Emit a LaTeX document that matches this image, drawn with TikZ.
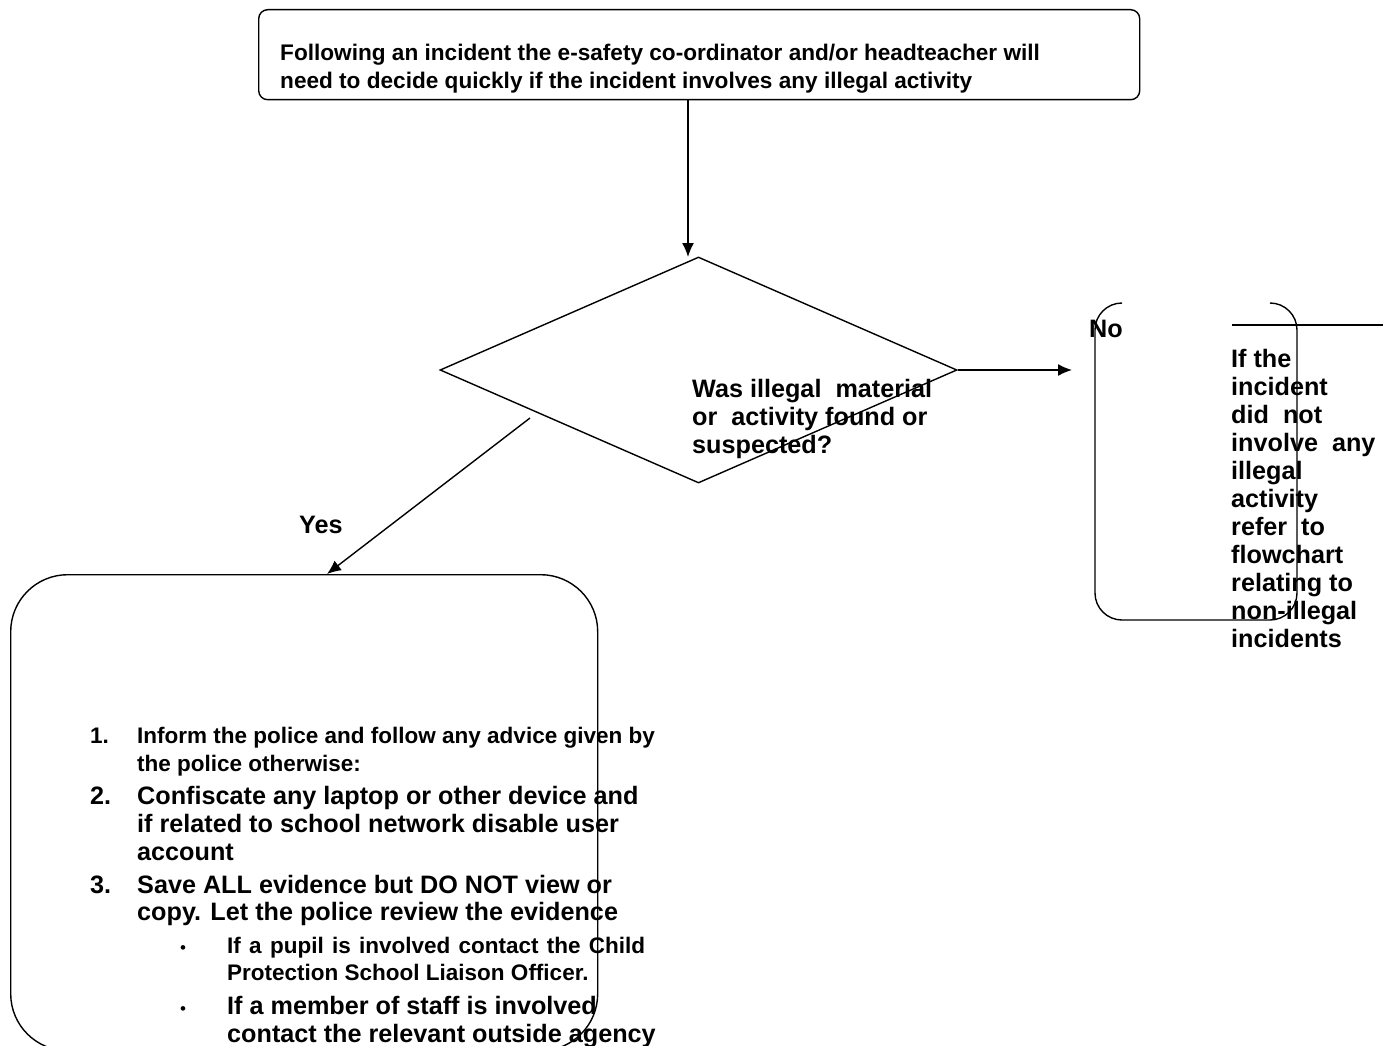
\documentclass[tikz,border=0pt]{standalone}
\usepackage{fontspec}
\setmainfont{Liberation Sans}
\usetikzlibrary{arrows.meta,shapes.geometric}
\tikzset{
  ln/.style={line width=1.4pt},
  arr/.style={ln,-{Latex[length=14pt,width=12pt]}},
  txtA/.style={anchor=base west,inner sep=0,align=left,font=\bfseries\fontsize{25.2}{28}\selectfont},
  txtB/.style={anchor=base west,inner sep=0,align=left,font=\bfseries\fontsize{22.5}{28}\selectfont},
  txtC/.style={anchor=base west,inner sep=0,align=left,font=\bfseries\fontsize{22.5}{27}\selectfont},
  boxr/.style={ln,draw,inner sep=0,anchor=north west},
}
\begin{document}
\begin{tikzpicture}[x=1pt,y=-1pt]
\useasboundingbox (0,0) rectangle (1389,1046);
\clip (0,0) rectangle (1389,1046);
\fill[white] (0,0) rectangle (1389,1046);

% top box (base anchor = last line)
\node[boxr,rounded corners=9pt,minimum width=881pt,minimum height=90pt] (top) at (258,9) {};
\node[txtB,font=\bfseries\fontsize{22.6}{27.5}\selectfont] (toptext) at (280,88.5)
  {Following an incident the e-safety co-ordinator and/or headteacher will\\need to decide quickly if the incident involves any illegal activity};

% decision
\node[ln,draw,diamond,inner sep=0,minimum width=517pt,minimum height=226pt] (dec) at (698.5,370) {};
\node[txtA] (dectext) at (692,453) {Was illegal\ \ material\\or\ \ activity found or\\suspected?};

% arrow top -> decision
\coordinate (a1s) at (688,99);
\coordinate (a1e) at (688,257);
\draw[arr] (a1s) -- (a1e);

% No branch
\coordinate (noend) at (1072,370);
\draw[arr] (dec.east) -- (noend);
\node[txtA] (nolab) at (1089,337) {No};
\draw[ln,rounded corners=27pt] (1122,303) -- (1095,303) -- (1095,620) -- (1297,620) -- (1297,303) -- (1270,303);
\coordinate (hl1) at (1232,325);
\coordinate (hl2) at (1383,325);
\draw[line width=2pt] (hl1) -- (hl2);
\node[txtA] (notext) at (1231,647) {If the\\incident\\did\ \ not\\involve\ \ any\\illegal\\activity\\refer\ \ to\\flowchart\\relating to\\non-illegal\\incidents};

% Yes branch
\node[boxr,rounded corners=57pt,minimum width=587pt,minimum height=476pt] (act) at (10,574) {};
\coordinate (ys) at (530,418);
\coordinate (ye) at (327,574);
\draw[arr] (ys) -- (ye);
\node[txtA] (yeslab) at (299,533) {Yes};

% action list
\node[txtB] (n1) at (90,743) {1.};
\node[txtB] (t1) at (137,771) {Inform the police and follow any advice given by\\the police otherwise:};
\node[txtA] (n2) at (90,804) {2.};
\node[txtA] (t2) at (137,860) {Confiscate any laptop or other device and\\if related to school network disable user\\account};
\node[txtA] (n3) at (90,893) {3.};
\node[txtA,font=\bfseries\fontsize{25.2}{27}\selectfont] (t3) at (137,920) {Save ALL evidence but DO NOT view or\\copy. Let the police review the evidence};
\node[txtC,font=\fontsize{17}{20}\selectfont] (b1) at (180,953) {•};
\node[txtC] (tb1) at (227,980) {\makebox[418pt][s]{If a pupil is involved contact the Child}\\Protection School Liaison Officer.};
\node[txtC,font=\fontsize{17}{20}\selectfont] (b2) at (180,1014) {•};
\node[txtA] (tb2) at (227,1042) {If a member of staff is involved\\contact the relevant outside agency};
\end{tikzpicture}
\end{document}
==================================================
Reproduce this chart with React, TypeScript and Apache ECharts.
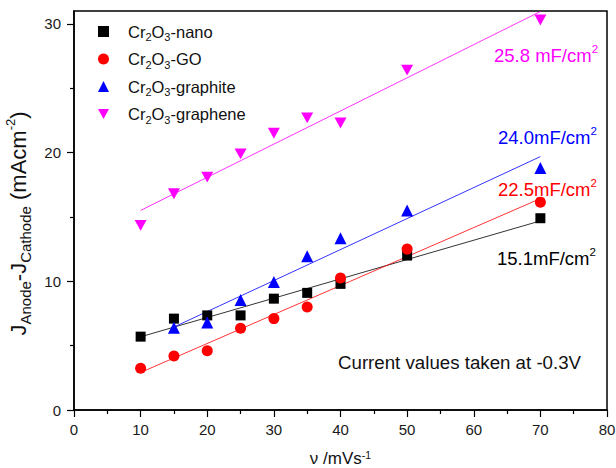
==================================================
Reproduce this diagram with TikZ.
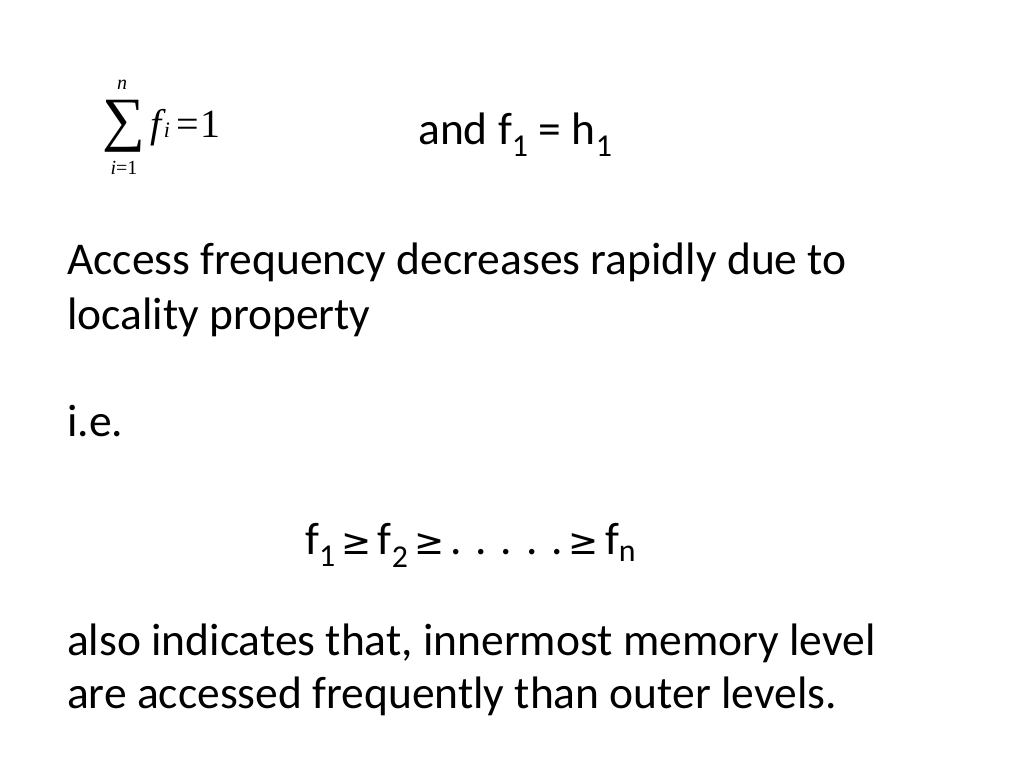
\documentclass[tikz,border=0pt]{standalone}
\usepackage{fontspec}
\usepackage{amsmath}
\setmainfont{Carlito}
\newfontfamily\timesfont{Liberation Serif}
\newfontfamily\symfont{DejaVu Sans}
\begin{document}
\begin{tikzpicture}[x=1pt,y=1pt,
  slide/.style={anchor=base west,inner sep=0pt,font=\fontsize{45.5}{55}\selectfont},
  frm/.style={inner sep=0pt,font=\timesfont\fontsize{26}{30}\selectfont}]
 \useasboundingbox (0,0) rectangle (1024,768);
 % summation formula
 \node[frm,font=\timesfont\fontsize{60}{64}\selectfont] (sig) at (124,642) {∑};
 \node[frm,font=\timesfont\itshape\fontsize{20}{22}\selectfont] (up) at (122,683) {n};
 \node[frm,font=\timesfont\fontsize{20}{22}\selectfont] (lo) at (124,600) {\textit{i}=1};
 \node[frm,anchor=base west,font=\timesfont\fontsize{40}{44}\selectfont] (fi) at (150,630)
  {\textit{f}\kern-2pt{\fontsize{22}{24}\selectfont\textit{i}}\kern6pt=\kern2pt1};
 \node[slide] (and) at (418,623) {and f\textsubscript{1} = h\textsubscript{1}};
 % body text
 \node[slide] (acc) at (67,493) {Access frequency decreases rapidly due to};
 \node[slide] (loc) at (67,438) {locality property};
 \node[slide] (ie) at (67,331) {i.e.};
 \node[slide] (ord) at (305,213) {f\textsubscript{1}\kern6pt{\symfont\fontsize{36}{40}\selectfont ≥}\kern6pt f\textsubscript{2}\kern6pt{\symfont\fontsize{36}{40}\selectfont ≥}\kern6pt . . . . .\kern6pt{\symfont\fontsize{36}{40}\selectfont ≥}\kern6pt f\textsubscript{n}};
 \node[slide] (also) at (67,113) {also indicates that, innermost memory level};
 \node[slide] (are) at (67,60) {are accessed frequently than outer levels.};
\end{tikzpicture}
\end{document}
==================================================
Check each line of the records for "Reproduce" and copy the ones that contain it.

Reproduce this chart with React, TypeScript and Apache ECharts.
Reproduce this diagram with TikZ.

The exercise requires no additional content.